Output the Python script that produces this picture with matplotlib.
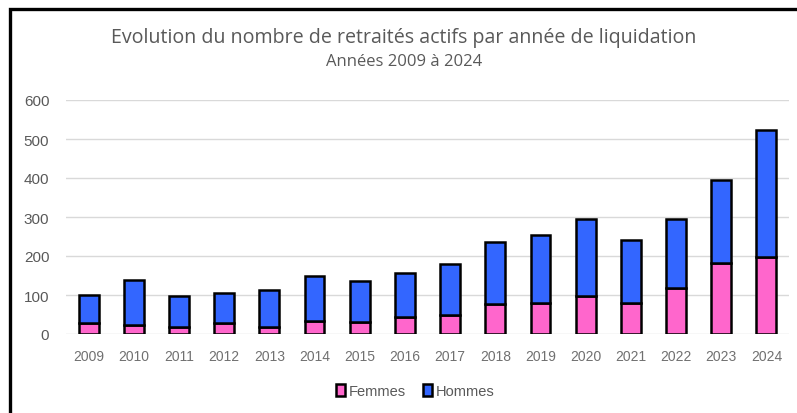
import matplotlib.pyplot as plt
import matplotlib.patches as mpatches
import numpy as np

plt.rcParams['font.family'] = ['Liberation Sans', 'DejaVu Sans']

years = ['2009', '2010', '2011', '2012', '2013', '2014', '2015', '2016',
         '2017', '2018', '2019', '2020', '2021', '2022', '2023', '2024']
femmes = [27, 24, 19, 27, 19, 34, 30, 44, 49, 76, 79, 98, 79, 118, 181, 197]
totaux = [100, 138, 97, 104, 114, 148, 137, 156, 179, 235, 254, 295, 242, 295, 396, 524]
hommes = [t - f for t, f in zip(totaux, femmes)]

PINK = '#FF66CC'
BLUE = '#3366FF'
GREY = '#595959'

fig = plt.figure(figsize=(7.97, 4.14), dpi=100)

# cadre du graphique (coupé à droite et en bas)
frame = mpatches.Rectangle((10 / 797, -0.1), 1.2, 1 - 10 / 414 + 0.1,
                           transform=fig.transFigure, fill=False,
                           edgecolor='black', linewidth=2.4)
fig.patches.append(frame)

ax = fig.add_axes([66 / 797, 1 - 335 / 414, (789 - 66) / 797, (335 - 101) / 414])

x = np.arange(len(years))
ax.bar(x, femmes, width=0.44, color=PINK, edgecolor='black', linewidth=1.8,
       label='Femmes', zorder=3)
ax.bar(x, hommes, width=0.44, bottom=femmes, color=BLUE, edgecolor='black',
       linewidth=1.8, label='Hommes', zorder=3)

ax.set_xlim(-0.5, len(years) - 0.5)
ax.set_ylim(0, 600)
ax.set_yticks(range(0, 601, 100))
ax.set_xticks(x)
ax.set_xticklabels(years)
ax.yaxis.grid(True, color='#D9D9D9', linewidth=1, zorder=0)
for s in ax.spines.values():
    s.set_visible(False)
ax.tick_params(length=0, colors=GREY)
ax.tick_params(axis='y', pad=12, labelsize=11)
ax.tick_params(axis='x', pad=11, labelsize=10, labelcolor='#707070')

fig.text(404 / 797, 1 - 38 / 414, 'Evolution du nombre de retraités actifs par année de liquidation',
         ha='center', va='center', fontsize=14.1, color=GREY, family='Open Sans')
fig.text(404 / 797, 1 - 62 / 414, 'Années 2009 à 2024',
         ha='center', va='center', fontsize=12, color=GREY, family='Open Sans')

fig.legend(loc='center', bbox_to_anchor=(415 / 797, 1 - 392 / 414), ncol=2,
           frameon=False, fontsize=10.5, handlelength=0.65, handleheight=0.9,
           handletextpad=0.2, columnspacing=1.2, labelcolor=GREY)

fig.savefig('out.png', dpi=100)
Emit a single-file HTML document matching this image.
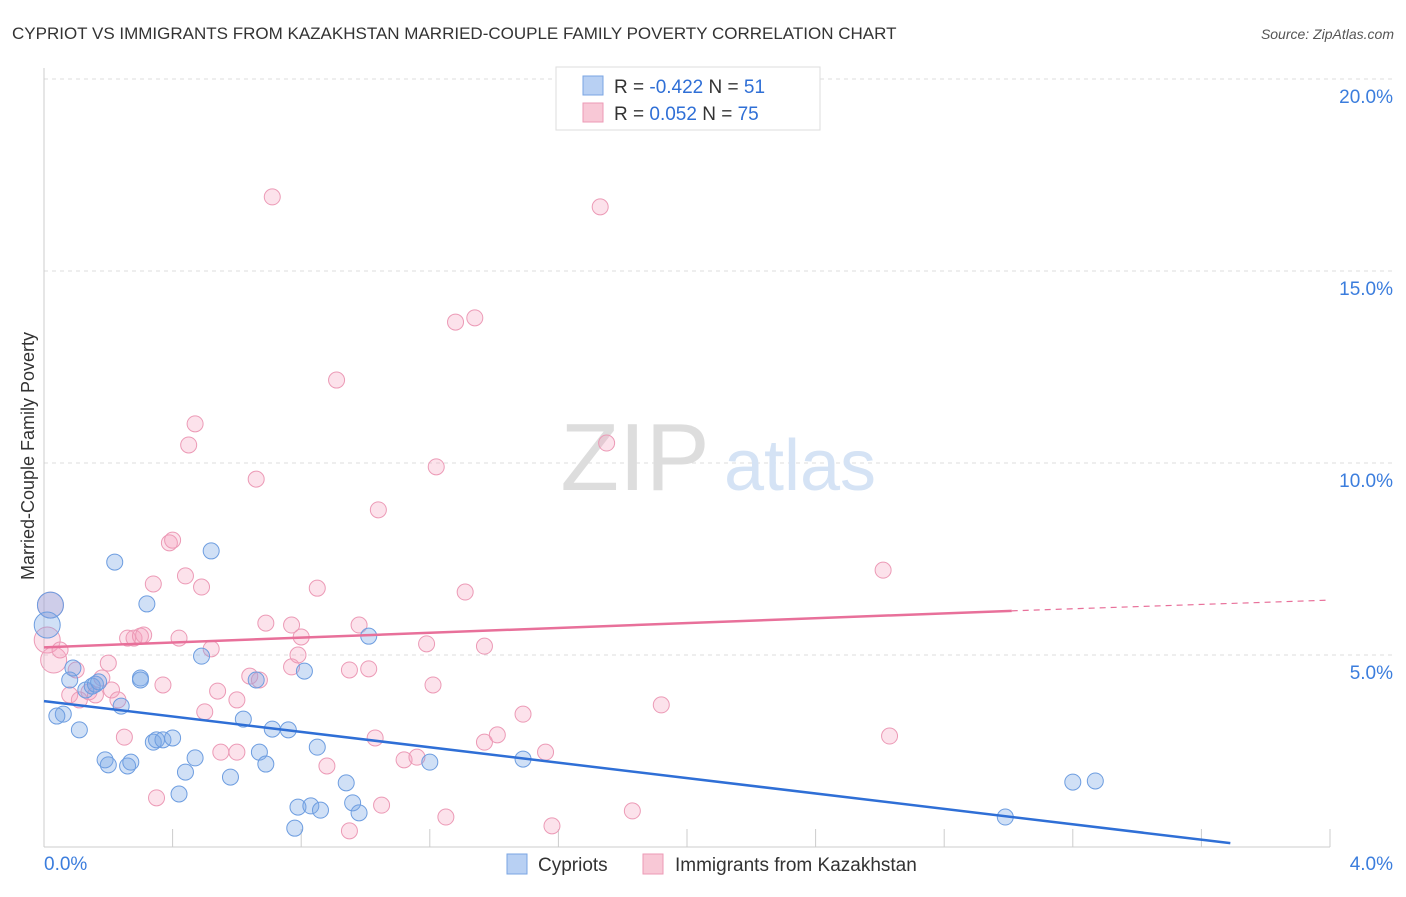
<!DOCTYPE html>
<html><head><meta charset="utf-8"><style>
body{margin:0;background:#fff;font-family:"Liberation Sans",sans-serif;}
svg text{font-family:"Liberation Sans",sans-serif;}
</style></head><body>
<svg id="chart" width="1406" height="892" xmlns="http://www.w3.org/2000/svg">
<text x="12" y="39" font-size="17" fill="#333">CYPRIOT VS IMMIGRANTS FROM KAZAKHSTAN MARRIED-COUPLE FAMILY POVERTY CORRELATION CHART</text>
<text x="1394" y="39" font-size="14" fill="#555" font-style="italic" text-anchor="end">Source: ZipAtlas.com</text>
<g id="grid"></g>
<g>
<text x="635" y="490" font-size="96" fill="#ddd" font-family="Liberation Serif,serif" text-anchor="middle">ZIP</text>
<text x="800" y="490" font-size="72" fill="#d5e3f5" text-anchor="middle">atlas</text>
</g>
<text transform="translate(34,456) rotate(-90)" font-size="18" fill="#333" text-anchor="middle">Married-Couple Family Poverty</text>
<g id="marks"></g>
<g>
<rect x="556" y="67" width="264" height="63" fill="#fff" stroke="#ddd"/>
<rect x="583" y="76" width="20" height="19" fill="#b8d0f3" stroke="#7aa5e3"/>
<rect x="583" y="103" width="20" height="19" fill="#f8c8d6" stroke="#ec9ab6"/>
<text x="614" y="93" font-size="19" fill="#333">R = <tspan fill="#2f6fd6">-0.422</tspan>   N = <tspan fill="#2f6fd6">51</tspan></text>
<text x="614" y="120" font-size="19" fill="#333">R =  <tspan fill="#2f6fd6">0.052</tspan>   N = <tspan fill="#2f6fd6">75</tspan></text>
</g>
<g>
<rect x="507" y="854" width="20" height="20" fill="#b8d0f3" stroke="#7aa5e3"/>
<text x="538" y="871" font-size="19" fill="#333">Cypriots</text>
<rect x="643" y="854" width="20" height="20" fill="#f8c8d6" stroke="#ec9ab6"/>
<text x="675" y="871" font-size="19" fill="#333">Immigrants from Kazakhstan</text>
</g>
</svg>
<script>
const blueX=[0.02,0.01,0.06,0.04,0.08,0.09,0.11,0.13,0.15,0.16,0.17,0.19,0.20,0.22,0.24,0.26,0.27,0.30,0.30,0.32,0.34,0.35,0.37,0.40,0.42,0.44,0.47,0.49,0.52,0.58,0.62,0.66,0.67,0.69,0.71,0.76,0.78,0.79,0.81,0.83,0.85,0.86,0.94,0.96,0.98,1.01,1.20,1.49,2.99,3.20,3.27];
const blueY=[6.30,5.78,3.46,3.41,4.35,4.66,3.05,4.09,4.19,4.24,4.30,2.27,2.14,7.42,3.67,2.11,2.21,4.40,4.35,6.33,2.73,2.79,2.79,2.84,1.38,1.95,2.32,4.97,7.71,1.82,3.33,4.35,2.47,2.16,3.07,3.05,0.49,1.04,4.58,1.07,2.60,0.96,1.67,1.15,0.89,5.49,2.21,2.29,0.78,1.69,1.72];
const pinkX=[0.01,0.02,0.03,0.05,0.08,0.10,0.11,0.14,0.16,0.18,0.20,0.21,0.23,0.25,0.26,0.28,0.30,0.31,0.34,0.35,0.37,0.39,0.40,0.42,0.44,0.45,0.47,0.49,0.50,0.52,0.54,0.55,0.60,0.60,0.64,0.66,0.67,0.69,0.71,0.77,0.77,0.79,0.80,0.85,0.88,0.91,0.95,0.95,0.98,1.01,1.03,1.04,1.05,1.12,1.16,1.19,1.21,1.22,1.25,1.28,1.31,1.34,1.37,1.37,1.41,1.49,1.56,1.58,1.73,1.75,1.83,1.92,2.61,2.63];
const pinkY=[5.39,6.30,4.87,5.13,3.96,4.61,3.83,4.04,3.96,4.40,4.79,4.09,3.83,2.86,5.44,5.44,5.49,5.52,6.85,1.28,4.22,7.92,7.99,5.44,7.06,10.47,11.02,6.77,3.52,5.16,4.06,2.47,3.83,2.47,4.45,9.58,4.35,5.83,16.93,5.78,4.69,5.00,5.47,6.74,2.11,12.16,4.61,0.42,5.78,4.64,2.84,8.78,1.09,2.27,2.34,5.29,4.22,9.90,0.78,13.67,6.64,13.78,5.23,2.73,2.92,3.46,2.47,0.55,16.67,10.52,0.94,3.70,7.21,2.89];
const blueBig=[0,1];
const pinkBig=[0,1,2];
const blueTrend=[[0,3.8],[3.69,0.1]];
const pinkTrend=[[0,5.2],[3.01,6.15]];
const pinkTrendExt=[[3.01,6.15],[4.0,6.43]];
const yTicks=[5,10,15,20];
const yTickLabels=["5.0%","10.0%","15.0%","20.0%"];
const xTicks=[0.4,0.8,1.2,1.6,2.0,2.4,2.8,3.2,3.6,4.0];
const xLabels=["0.0%","4.0%"];
const X0=44,X1=1330,Y0=847,YP=38.4;
const sx=v=>X0+(X1-X0)*v/4;
const sy=v=>Y0-YP*v;
const NS="http://www.w3.org/2000/svg";
function mk(tag,attrs,parent){const e=document.createElementNS(NS,tag);for(const k in attrs)e.setAttribute(k,attrs[k]);parent.appendChild(e);return e;}
const grid=document.getElementById('grid');
yTicks.forEach((t,i)=>{
 const l=mk('line',{x1:X0,x2:1394,y1:sy(t),y2:sy(t),stroke:'#ddd','stroke-dasharray':'4,4'},grid);
 
 
 const tx=mk('text',{x:1393,y:sy(t)+24,'font-size':19,fill:'#3b7ddd','text-anchor':'end'},grid);
 tx.textContent=yTickLabels[i];
 
 
});
const ax=mk('line',{x1:X0,x2:X0,y1:68,y2:Y0,stroke:'#ccc'},grid);


const bx=mk('line',{x1:X0,x2:X1,y1:Y0,y2:Y0,stroke:'#ccc'},grid);


xTicks.forEach(t=>{
 const l=mk('line',{x1:sx(t),x2:sx(t),y1:829,y2:Y0,stroke:'#ccc'},grid);
 
 
});
const xl0=mk('text',{x:44,y:870,'font-size':19,fill:'#3b7ddd'},grid);xl0.textContent=xLabels[0];


const xl1=mk('text',{x:1393,y:870,'font-size':19,fill:'#3b7ddd','text-anchor':'end'},grid);xl1.textContent=xLabels[1];


const marks=document.getElementById('marks');
pinkX.forEach((x,i)=>{
 const c=mk('circle',{cx:sx(x),cy:sy(pinkY[i]),r:pinkBig.includes(i)?13:8,fill:'rgba(244,160,190,0.3)',stroke:'#ec9ab6','stroke-width':1},marks);
 
 
});
blueX.forEach((x,i)=>{
 const c=mk('circle',{cx:sx(x),cy:sy(blueY[i]),r:blueBig.includes(i)?13:8,fill:'rgba(120,165,230,0.35)',stroke:'#6d9de0','stroke-width':1},marks);
 
 
});
const bl=mk('line',{x1:sx(blueTrend[0][0]),y1:sy(blueTrend[0][1]),x2:sx(blueTrend[1][0]),y2:sy(blueTrend[1][1]),stroke:'#2f6fd6','stroke-width':2.5},marks);


const pl=mk('line',{x1:sx(pinkTrend[0][0]),y1:sy(pinkTrend[0][1]),x2:sx(pinkTrend[1][0]),y2:sy(pinkTrend[1][1]),stroke:'#e8709a','stroke-width':2.5},marks);


const pd=mk('line',{x1:sx(pinkTrendExt[0][0]),y1:sy(pinkTrendExt[0][1]),x2:sx(pinkTrendExt[1][0]),y2:sy(pinkTrendExt[1][1]),stroke:'#e8709a','stroke-width':1.2,'stroke-dasharray':'6,5'},marks);


</script>
</body></html>
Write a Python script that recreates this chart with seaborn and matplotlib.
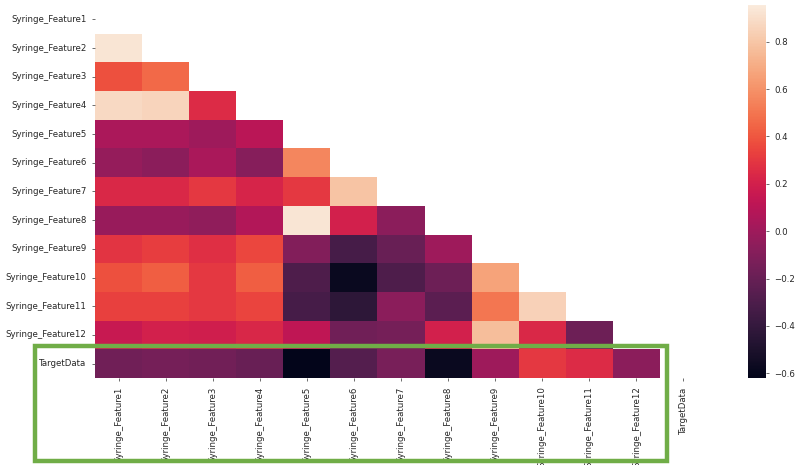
import numpy as np
import pandas as pd
import seaborn as sns
import matplotlib
matplotlib.use("Agg")
import matplotlib.pyplot as plt
from matplotlib.patches import Rectangle

labels = [f"Syringe_Feature{i}" for i in range(1, 13)] + ["TargetData"]

# Lower-triangle correlation values, row by row (row i holds corr with columns 0..i-1)
row_f2 = [0.93]
row_f3 = [0.38, 0.46]
row_f4 = [0.88, 0.86, 0.25]
row_f5 = [0.05, 0.05, 0.00, 0.10]
row_f6 = [-0.03, -0.07, 0.04, -0.09, 0.56]
row_f7 = [0.24, 0.24, 0.30, 0.22, 0.30, 0.79]
row_f8 = [-0.02, -0.02, -0.05, 0.07, 0.93, 0.20, -0.07]
row_f9 = [0.29, 0.32, 0.27, 0.35, -0.10, -0.33, -0.20, 0.00]
row_f10 = [0.38, 0.42, 0.30, 0.42, -0.30, -0.58, -0.30, -0.18, 0.66]
row_f11 = [0.33, 0.33, 0.30, 0.34, -0.33, -0.43, -0.07, -0.25, 0.50, 0.85]
row_f12 = [0.15, 0.20, 0.19, 0.23, 0.12, -0.17, -0.15, 0.20, 0.77, 0.24, -0.18]
row_target = [-0.17, -0.15, -0.16, -0.20, -0.62, -0.27, -0.14, -0.58, 0.00, 0.30, 0.25, -0.07]

rows = [row_f2, row_f3, row_f4, row_f5, row_f6, row_f7, row_f8,
        row_f9, row_f10, row_f11, row_f12, row_target]

n = len(labels)
corr = np.eye(n)
for i, r in enumerate(rows, start=1):
    for j, v in enumerate(r):
        corr[i, j] = v
        corr[j, i] = v
corr_df = pd.DataFrame(corr, index=labels, columns=labels)

mask = np.triu(np.ones_like(corr, dtype=bool))

W, H = 796, 465
fig = plt.figure(figsize=(W / 100, H / 100), dpi=100)
ax = fig.add_axes([95 / W, (H - 378) / H, 612 / W, 373 / H])
cax = fig.add_axes([748 / W, (H - 378) / H, 18 / W, 373 / H])

sns.heatmap(corr_df, mask=mask, ax=ax, cbar_ax=cax, vmin=-0.62, vmax=0.955)

ax.tick_params(axis="both", labelsize=6.2, length=2.5, width=0.6, color="#555555")
ax.set_xticklabels(labels, rotation=90)
ax.set_yticklabels(labels, rotation=0)
cax.tick_params(labelsize=6.2, length=2.5, width=0.6, color="#555555")
cax.set_yticks([-0.6, -0.4, -0.2, 0.0, 0.2, 0.4, 0.6, 0.8])
for t in ax.get_xticklabels() + ax.get_yticklabels() + cax.get_yticklabels():
    t.set_color("#262626")

# Highlight box around the target row and the feature labels
fig.add_artist(Rectangle((35 / W, (H - 461) / H), 632 / W, 115 / H,
                         transform=fig.transFigure, fill=False,
                         edgecolor="#70ad47", linewidth=3.2, clip_on=False))

fig.savefig("out.png", dpi=100)
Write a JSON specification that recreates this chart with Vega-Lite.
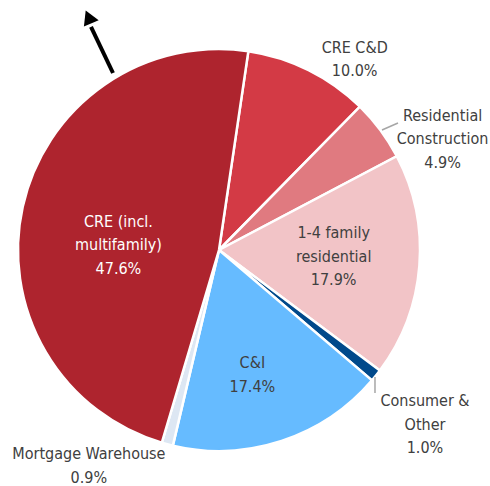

Task brief
Please give again the entries word for word, starting at the first line and ending with the line that contains "plt.rcParams['font.family'] = ['Liberation"; include both of those lines but none of the pictures.

Solved exercise
Output the Python script that produces this picture with matplotlib.
import matplotlib.pyplot as plt
import matplotlib.patches as mpatches
import numpy as np

plt.rcParams['font.family'] = ['Liberation Sans', 'DejaVu Sans']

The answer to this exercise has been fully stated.